MOST MEANINGFUL EXPERIENCE WITH MGGBC: Every meeting puts me in a room with people who also earned their first degrees in the buildings of the University of Missouri’s historic WPA era White Campus. I’m always inspired by my time with them. While many of us during my undergraduate days focused on preservation and architectural history, the program’s focus now has decidedly shifted to the future. These days, the faculty and students at MU’s Architectural Studies program submit their innovative projects to the U.S. DOE’s Solar Decathlon every year. Their students will graduate with the skills to adapt the built environment as climate change requires. It’s an impressive move, and I’m proud to be associated with them.
WHAT WILL MOST IMPACT THE FUTURE OF GREEN BUILDING: Since I’m a devoted regenerative landscape advocate, I’ll begin with that. The understanding of the value of soils to significantly sequester carbon, and the current native plantings trend will make a real difference locally to communities. Ecosystem services provided by regenerative landscapes were highly visible during the COP26 conference, and received some of the largest pledged investments. The American Society of Landscape Architects’ forward-facing commitments to environmental justice and diversity in its profession are critical steps to ensuring everyone has a stake in the work to come.
Interestingly, implementation of last year’s Inflation Reduction Act is revealing that the energy transition is well on its way, and is being quietly embraced in unexpected ways.

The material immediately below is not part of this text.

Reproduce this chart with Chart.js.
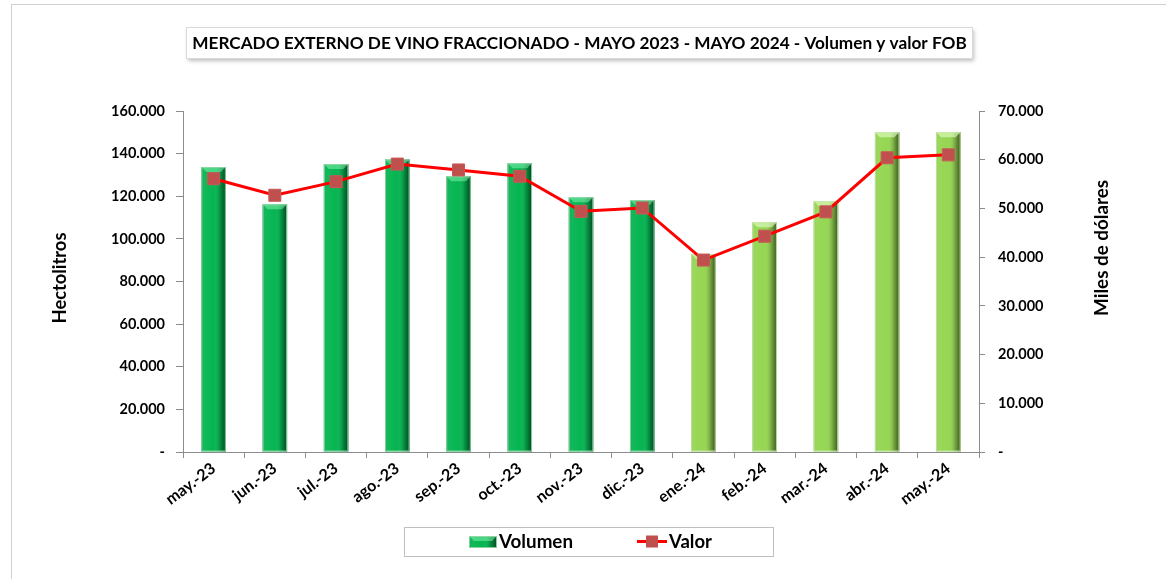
<!DOCTYPE html>
<html><head><meta charset="utf-8">
<script src="https://cdn.jsdelivr.net/npm/chart.js@4.4.1/dist/chart.umd.min.js"></script>
<style>html,body{margin:0;padding:0;background:#fff;overflow:hidden}</style>
</head><body>
<canvas id="c" width="1166" height="579" style="display:block;width:1166px;height:579px"></canvas>
<script>
const titleText = 'MERCADO EXTERNO DE VINO FRACCIONADO - MAYO 2023 - MAYO 2024 - Volumen y valor FOB';
const categories = ['may.-23','jun.-23','jul.-23','ago.-23','sep.-23','oct.-23','nov.-23','dic.-23','ene.-24','feb.-24','mar.-24','abr.-24','may.-24'];
const volumen = [133700,116200,135100,137300,129400,135500,119500,118200,92900,107800,117800,150000,150000];
const valor = [56100,52700,55500,59100,57900,56600,49400,50100,39400,44300,49300,60400,61000];
const leftTickLabels = ['-','20.000','40.000','60.000','80.000','100.000','120.000','140.000','160.000'];
const rightTickLabels = ['-','10.000','20.000','30.000','40.000','50.000','60.000','70.000'];
const leftAxisTitle = 'Hectolitros';
const rightAxisTitle = 'Miles de dólares';
const seriesNames = ['Volumen','Valor'];

const FONT = 'Lato, "Open Sans", sans-serif';
const AXIS = '#8c8c8c';
const DARK = '#05b551';
const LIGHT = '#95d652';
const barColor = (i) => categories[i].endsWith('24') ? LIGHT : DARK;

function fitSize(ctx, text, w) {
  ctx.font = `bold 100px ${FONT}`;
  return 100 * w / ctx.measureText(text).width;
}

function shadeBar(ctx, x0, y0, w, h, isLight) {
  const g = ctx.createLinearGradient(x0, 0, x0 + w, 0);
  g.addColorStop(0, 'rgba(0,0,0,0.18)');
  g.addColorStop(0.1, 'rgba(255,255,255,0.05)');
  g.addColorStop(0.5, 'rgba(255,255,255,0.0)');
  g.addColorStop(0.75, 'rgba(0,0,0,0.18)');
  g.addColorStop(1, 'rgba(0,0,0,0.6)');
  ctx.fillStyle = g;
  ctx.fillRect(x0, y0, w, h);
  const b = Math.min(5, h);
  ctx.beginPath();
  ctx.moveTo(x0, y0); ctx.lineTo(x0 + w, y0);
  ctx.lineTo(x0 + w - 5, y0 + b); ctx.lineTo(x0 + 5, y0 + b); ctx.closePath();
  ctx.fillStyle = isLight ? 'rgba(230,255,200,0.6)' : 'rgba(150,255,190,0.45)';
  ctx.fill();
  ctx.strokeStyle = isLight ? 'rgba(200,235,170,0.9)' : 'rgba(150,215,170,0.9)';
  ctx.lineWidth = 1;
  ctx.strokeRect(x0 + 0.5, y0 + 0.5, w - 1, h - 1);
}

const decor = {
  id: 'decor',
  beforeDraw(chart) {
    const ctx = chart.ctx;
    ctx.save();
    ctx.fillStyle = '#fff';
    ctx.fillRect(0, 0, chart.width, chart.height);
    ctx.strokeStyle = '#d0d0d0';
    ctx.lineWidth = 1;
    ctx.strokeRect(11.5, 4.5, 1200, 700);
    ctx.shadowColor = 'rgba(0,0,0,0.25)';
    ctx.shadowBlur = 4; ctx.shadowOffsetX = 2; ctx.shadowOffsetY = 3;
    ctx.fillStyle = '#fff';
    ctx.fillRect(186, 27, 786, 31);
    ctx.shadowColor = 'transparent';
    ctx.strokeStyle = '#d9d9d9';
    ctx.strokeRect(186.5, 27.5, 786, 31);
    const ts = fitSize(ctx, titleText, 775);
    ctx.font = `bold ${ts}px ${FONT}`;
    ctx.fillStyle = '#000';
    ctx.textAlign = 'center'; ctx.textBaseline = 'alphabetic';
    ctx.fillText(titleText, 579.5, 49);
    let s = fitSize(ctx, leftAxisTitle, 91);
    ctx.font = `bold ${s}px ${FONT}`;
    ctx.save(); ctx.translate(60, 278); ctx.rotate(-Math.PI / 2);
    ctx.textBaseline = 'middle'; ctx.fillText(leftAxisTitle, 0, 0); ctx.restore();
    s = fitSize(ctx, rightAxisTitle, 136);
    ctx.font = `bold ${s}px ${FONT}`;
    ctx.save(); ctx.translate(1102, 248); ctx.rotate(-Math.PI / 2);
    ctx.textBaseline = 'middle'; ctx.fillText(rightAxisTitle, 0, 0); ctx.restore();
    ctx.strokeStyle = '#bfbfbf';
    ctx.strokeRect(404.5, 527.5, 369, 29);
    ctx.fillStyle = DARK;
    ctx.fillRect(469, 536, 28, 12);
    shadeBar(ctx, 469, 536, 28, 12, false);
    ctx.fillStyle = '#000';
    ctx.textAlign = 'left'; ctx.textBaseline = 'alphabetic';
    s = fitSize(ctx, seriesNames[0], 74);
    ctx.font = `bold ${s}px ${FONT}`;
    ctx.fillText(seriesNames[0], 499, 548);
    ctx.strokeStyle = '#ff0000'; ctx.lineWidth = 3;
    ctx.beginPath(); ctx.moveTo(637, 541.5); ctx.lineTo(667, 541.5); ctx.stroke();
    ctx.fillStyle = '#c0504d';
    ctx.fillRect(646, 535.5, 12, 12);
    ctx.fillStyle = '#000';
    s = fitSize(ctx, seriesNames[1], 43);
    ctx.font = `bold ${s}px ${FONT}`;
    ctx.fillText(seriesNames[1], 669, 548);
    ctx.restore();
  },
  afterDatasetDraw(chart, args) {
    if (args.index !== 0) return;
    const ctx = chart.ctx;
    ctx.save();
    args.meta.data.forEach((el, i) => {
      const p = el.getProps(['x', 'y', 'width', 'base'], true);
      shadeBar(ctx, p.x - p.width / 2, p.y, p.width, p.base - p.y, barColor(i) === LIGHT);
    });
    ctx.restore();
  }
};

new Chart(document.getElementById('c'), {
  data: {
    labels: categories,
    datasets: [
      {
        type: 'bar', label: seriesNames[0], data: volumen, yAxisID: 'y', order: 1,
        backgroundColor: (c) => barColor(c.dataIndex),
        categoryPercentage: 1.0, barPercentage: 0.4, borderWidth: 0
      },
      {
        type: 'line', label: seriesNames[1], data: valor, yAxisID: 'y1', order: 0,
        borderColor: '#ff0000', borderWidth: 3, tension: 0,
        pointStyle: 'rect', pointRadius: 8.5, pointBackgroundColor: '#c0504d',
        pointBorderColor: '#c65a57', pointBorderWidth: 1, pointHoverRadius: 8.5
      }
    ]
  },
  options: {
    responsive: false, animation: false,
    layout: { padding: { left: 0, right: 0, top: 111, bottom: 0 } },
    plugins: { legend: { display: false }, title: { display: false }, tooltip: { enabled: false } },
    scales: {
      x: {
        type: 'category', offset: true,
        grid: { offset: true, drawOnChartArea: false, drawTicks: true, tickLength: 6, color: AXIS },
        border: { display: true, color: AXIS, width: 1 },
        ticks: { color: '#000', font: { family: FONT, weight: 'bold', size: 16 }, minRotation: 37, maxRotation: 37, padding: 1, autoSkip: false },
        afterFit(s) { s.height = 579 - 452; }
      },
      y: {
        position: 'left', min: 0, max: 160000,
        grid: { drawOnChartArea: false, drawTicks: true, tickLength: 7, color: AXIS },
        border: { display: true, color: AXIS, width: 1 },
        ticks: { stepSize: 20000, color: '#000', font: { family: FONT, weight: 'bold', size: 14.5 }, padding: 11,
          callback: (v, i) => leftTickLabels[i] },
        afterFit(s) { s.width = 183; }
      },
      y1: {
        position: 'right', min: 0, max: 70000,
        grid: { drawOnChartArea: false, drawTicks: true, tickLength: 6, color: AXIS },
        border: { display: true, color: AXIS, width: 1 },
        ticks: { stepSize: 10000, color: '#000', font: { family: FONT, weight: 'bold', size: 14.5 }, padding: 13,
          callback: (v, i) => rightTickLabels[i] },
        afterFit(s) { s.width = 1166 - 979; }
      }
    }
  },
  plugins: [decor]
});
</script>
</body></html>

A recent opinion piece in the New York Times was a true eye-opener for me. The article reported that tax incentives for projects could reach nearly $1 trillion dollars, with the largest share of funds going to states such as Texas, North Carolina and Kansas. The Rocky Mountain Institute has reported that the I.R.A could deliver nearly double the subsidies per capita to Republican led states. Between the passage of the I.R.A and the end of the year, new utility-scale investments in renewables quickly ramped up, with more than 80% reported in congressional districts held by Republicans. As this rapid momentum in rebuilding continues, it seems the progress we have worked for decades to realize are finally being realized on the ground at scale, and past ideological barriers are quietly collapsing.
FAVORITE LEED OR SUSTAINABILTY PROJECT: The project I continue to be most impressed by is the Bullitt Center, a six-story certified Living Building in Seattle, the first commercial building of its kind in the world. Housing the Bullitt Foundation and similar tenants, it is a Net-Zero energy facility which produces more than it uses annually, solely through the 14,000 sq. ft. photovoltaic array on its roof. With other innovative, high-efficiency features too numerous to list here, it’s an absolute inspiration.
FAVORITE PLACE IN THE MID-MO REGION: There are so many places that come to mind, especially the satisfying hours I spend with the community and my partners in service at the Daniel Boone Regional Library. But my favorite place is my apartment. I chose the complex before retiring to Columbia due to its advertised sustainability features, and it’s been a comfortable home during my time here. The complex is located on a ridge above the Hinkson Creek Valley just south of the MU campus. As spring comes, I will begin to spend warm afternoons on my shady third-story balcony overlooking the forest to the east. I grow native plant and herb species in containers that intentionally draw hummingbirds to feed. Sitting quietly with that landscape is an exercise in absolute peace.